In response to Mr. Kawashima’s letter in the July 24 AD: I would like to offer additional background information on the creation of the new mural adjacent to the Marysville Buddhist Church.

The mural is part of a much larger project funded by the California State Library as part of its civil liberties program to document Japanese American experiences around the state during WWII. The church board of directors and the Japanese American Citizen League have been partners with Yuba Sutter Arts & Culture  from the beginning and guided the mural design through multiple revisions. The intent of the mural was not simply to be a backdrop for the Obon Festival, but rather a celebration of the tenacity of the Japanese spirit even under great adversity. While we did not want to whitewash any aspect of Japanese life before or during WWII, we tried to add a narrative element and broad overview with the mural which flows from right to left.

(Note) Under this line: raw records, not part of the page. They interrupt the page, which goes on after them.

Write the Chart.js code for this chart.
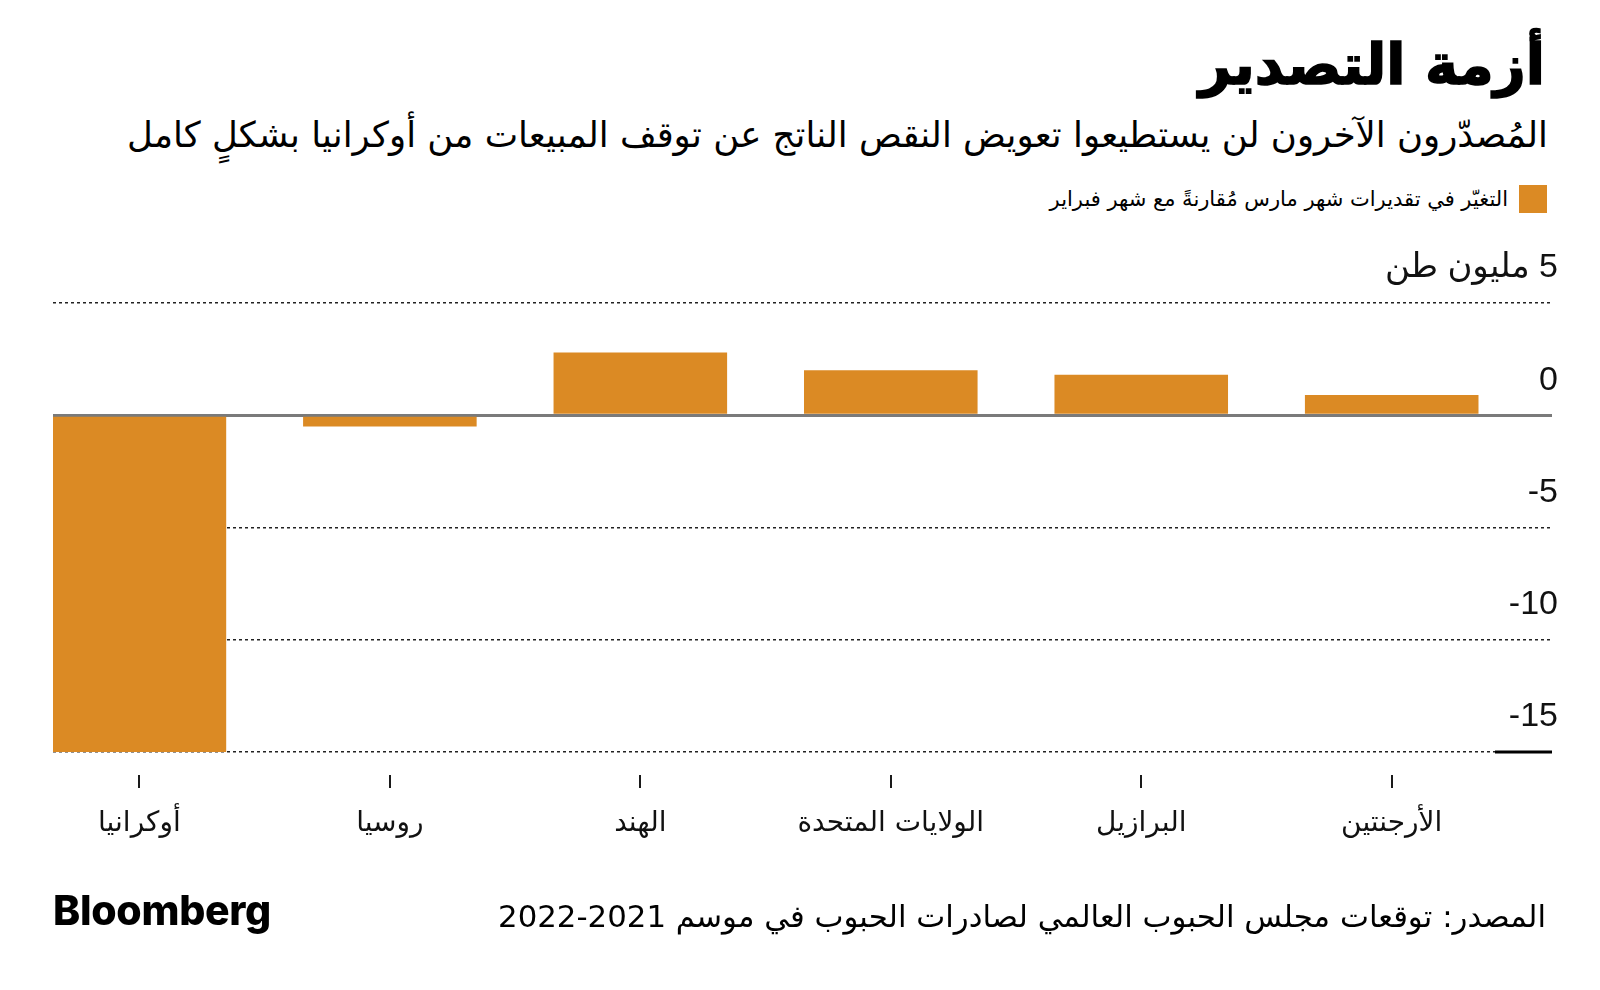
<!DOCTYPE html>
<html lang="ar">
<head>
<meta charset="utf-8">
<script src="https://cdn.jsdelivr.net/npm/chart.js@4.4.1/dist/chart.umd.min.js"></script>
<style>
  html, body { margin: 0; padding: 0; background: #fff; }
  body { width: 1600px; height: 990px; position: relative; overflow: hidden; font-family: "DejaVu Sans", sans-serif; color: #000; }
  #chart { position: absolute; left: 0; top: 0; }
  .rtl { position: absolute; direction: rtl; white-space: nowrap; line-height: 1; }
  #title { right: 55px; top: 37px; font-size: 56px; font-weight: bold; -webkit-text-stroke: 1.6px #000; }
  #subtitle { right: 52px; top: 117px; font-size: 35.5px; }
  #legend { right: 53px; top: 185px; font-size: 21px; display: flex; align-items: center; gap: 11px; }
  #legend .sw { width: 28px; height: 28px; background: #db8a24; }
  #source { right: 54px; top: 901px; font-size: 30.8px; }
  #logo { position: absolute; left: 53px; top: 890px; font-family: "Inter", "Liberation Sans", sans-serif; font-weight: 800; font-size: 41px; letter-spacing: -0.3px; line-height: 1; }
</style>
</head>
<body>
<div id="title" class="rtl">أزمة التصدير</div>
<div id="subtitle" class="rtl">المُصدّرون الآخرون لن يستطيعوا تعويض النقص الناتج عن توقف المبيعات من أوكرانيا بشكلٍ كامل</div>
<div id="legend" class="rtl"><span class="sw"></span><span>التغيّر في تقديرات شهر مارس مُقارنةً مع شهر فبراير</span></div>
<canvas id="chart" width="1600" height="990"></canvas>
<div id="source" class="rtl">المصدر: توقعات مجلس الحبوب العالمي لصادرات الحبوب في موسم 2021&#x200F;-&#x200F;2022</div>
<div id="logo">Bloomberg</div>
<script>
// Données (millions de tonnes)
const countries = ['أوكرانيا', 'روسيا', 'الهند', 'الولايات المتحدة', 'البرازيل', 'الأرجنتين'];
const changes = [-15, -0.5, 2.8, 2.0, 1.8, 0.9];
const yTicks = [5, 0, -5, -10, -15];
const unitLabel = '5 مليون طن';

const barColor = '#db8a24';
const numFont = '"Liberation Sans", "DejaVu Sans", sans-serif';
const arFont = '"DejaVu Sans", sans-serif';

// petits traits sous chaque pays + trait noir à -15
const marksPlugin = {
  id: 'marks',
  afterDraw(chart) {
    const { ctx, chartArea, scales } = chart;
    const x = scales.x, y = scales.y;
    ctx.save();
    ctx.strokeStyle = '#1a1a1a';
    ctx.lineWidth = 2;
    countries.forEach((c, i) => {
      const px = Math.round(x.getPixelForValue(i));
      ctx.beginPath();
      ctx.moveTo(px, chartArea.bottom + 23);
      ctx.lineTo(px, chartArea.bottom + 36);
      ctx.stroke();
    });
    const yb = y.getPixelForValue(yTicks[yTicks.length - 1]);
    ctx.lineWidth = 3;
    ctx.strokeStyle = '#000';
    ctx.beginPath();
    ctx.moveTo(chartArea.right - 57, yb);
    ctx.lineTo(chartArea.right, yb);
    ctx.stroke();
    ctx.restore();
  }
};

const ctx = document.getElementById('chart').getContext('2d');
new Chart(ctx, {
  type: 'bar',
  data: {
    datasets: [{
      data: countries.map((c, i) => ({ x: i, y: changes[i] })),
      backgroundColor: barColor,
      borderWidth: 0,
      barPercentage: 0.693,
      categoryPercentage: 1
    }]
  },
  options: {
    responsive: false,
    animation: false,
    layout: { padding: { top: 303, left: 53, right: 48, bottom: 138 } },
    plugins: { legend: { display: false }, tooltip: { enabled: false } },
    scales: {
      x: {
        type: 'linear',
        offset: false,
        min: -0.345,
        max: 5.64,
        grid: { display: false, offset: false },
        border: { display: false },
        ticks: {
          stepSize: 1,
          includeBounds: false,
          maxRotation: 0,
          autoSkip: false,
          padding: 47,
          color: '#111',
          font: { family: arFont, size: 28 },
          callback: v => Number.isInteger(v) ? countries[v] : ''
        },
        afterFit: s => { s.height = 100; }
      },
      y: {
        position: 'right',
        min: -15,
        max: 5,
        afterBuildTicks: s => { s.ticks = yTicks.map(v => ({ value: v })); },
        ticks: {
          mirror: true,
          padding: 6,
          labelOffset: -35,
          color: '#111',
          font: { family: numFont, size: 34 },
          callback: v => v === 5 ? '\u202B' + unitLabel + '\u202C' : String(v)
        },
        grid: {
          drawTicks: false,
          color: c => c.tick && c.tick.value === 0 ? '#7a7a7a' : '#222',
          lineWidth: c => c.tick && c.tick.value === 0 ? 3 : 1.5
        },
        border: {
          display: false,
          dash: c => c.tick && c.tick.value === 0 ? [] : [3, 3]
        },
        afterFit: s => { s.width = 0; }
      }
    }
  },
  plugins: [marksPlugin]
});
</script>
</body>
</html>
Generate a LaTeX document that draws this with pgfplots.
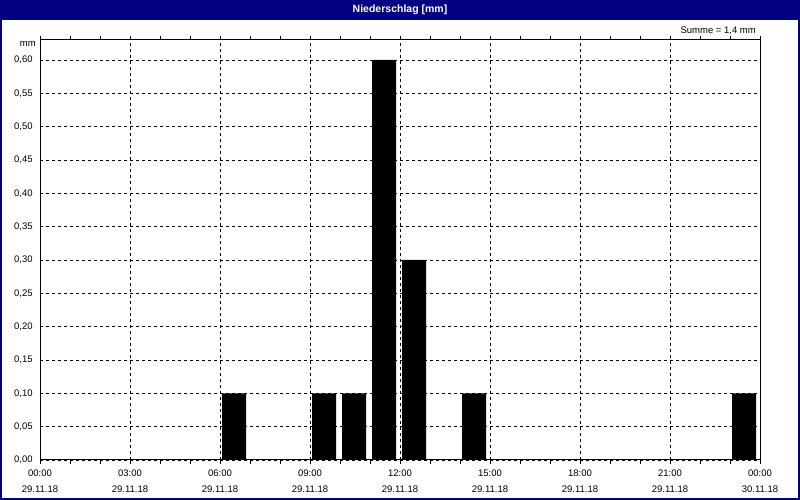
\documentclass[border=0pt]{standalone}
\usepackage{fontspec}
\setmainfont{Liberation Sans}
\usepackage{pgfplots}
\pgfplotsset{compat=1.18}
\definecolor{navy}{HTML}{000080}
\begin{document}
\fontsize{9.5}{16}\selectfont
\begin{tikzpicture}[x=1pt,y=1pt]
% page frame and title bar
\fill[white] (0,0) rectangle (800,500);
\fill[navy] (0,480) rectangle (800,500);
\draw[navy, line width=2pt] (1,1) rectangle (799,499);
\node[text=white, font=\fontsize{10.5}{12}\selectfont\bfseries] at (400,490) {Niederschlag [mm]};
\begin{axis}[
  at={(40pt,40pt)}, anchor=south west,
  scale only axis, width=720pt, height=420pt,
  xmin=0, xmax=24, ymin=0, ymax=0.63,
  xtick={0,3,...,24},
  minor xtick={1,2,4,5,7,8,10,11,13,14,16,17,19,20,22,23},
  xticklabels={00:00\\29.11.18,03:00\\29.11.18,06:00\\29.11.18,09:00\\29.11.18,
               12:00\\29.11.18,15:00\\29.11.18,18:00\\29.11.18,21:00\\29.11.18,
               00:00\\30.11.18},
  ytick={0,0.05,...,0.61},
  yticklabel style={/pgf/number format/.cd, use comma, fixed, fixed zerofill, precision=2, assume math mode=true},
  tick label style={font=\fontsize{9.5}{16}\selectfont, align=center},
  xticklabel style={yshift=-3pt},
  tick align=outside,
  major tick length=4pt, minor tick length=4pt,
  ytick style={draw=none},
  xtick style={black, line width=0.8pt},
  grid=major,
  major grid style={black, line width=0.8pt, dash pattern=on 3pt off 3pt},
  axis line style={black, line width=1pt},
  clip=false,
]
\addplot[ybar, bar width=0.8, fill=black, draw=none] coordinates {
  (6.47,0.1) (9.47,0.1) (10.47,0.1) (11.47,0.6) (12.47,0.3) (14.47,0.1) (23.47,0.1)};
\node[anchor=north east, inner sep=0pt] at ([xshift=-4pt,yshift=-1pt]rel axis cs:0,1) {mm};
\node[anchor=east, inner sep=0pt] at ([xshift=-4pt,yshift=9pt]rel axis cs:1,1) {Summe = 1,4 mm};
\end{axis}
\end{tikzpicture}
\end{document}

During our Day of Remembrance events last February, we took an unvarnished look at the realities of Japanese American life in our region with our “Faces of Internment” exhibit. This collection of photographs by a Marysville photographer showed 100 residents just before they were sent to the concentration camp at Tule Lake. Enlarged to 20”x30” and mounted on all three gallery walls, the impact was quite profound as viewers looked into the faces of people heading off to the great unknown.

Part three of the grant is the creation of a memorial site at the location of the Arboga Assembly Center. It warehoused 2,500 Japanese Americans for several months as the permanent camps were being built. The site will include interactive murals, sculpture, and areas for reflection to share as accurately as possible, this important but troubling part of our local history.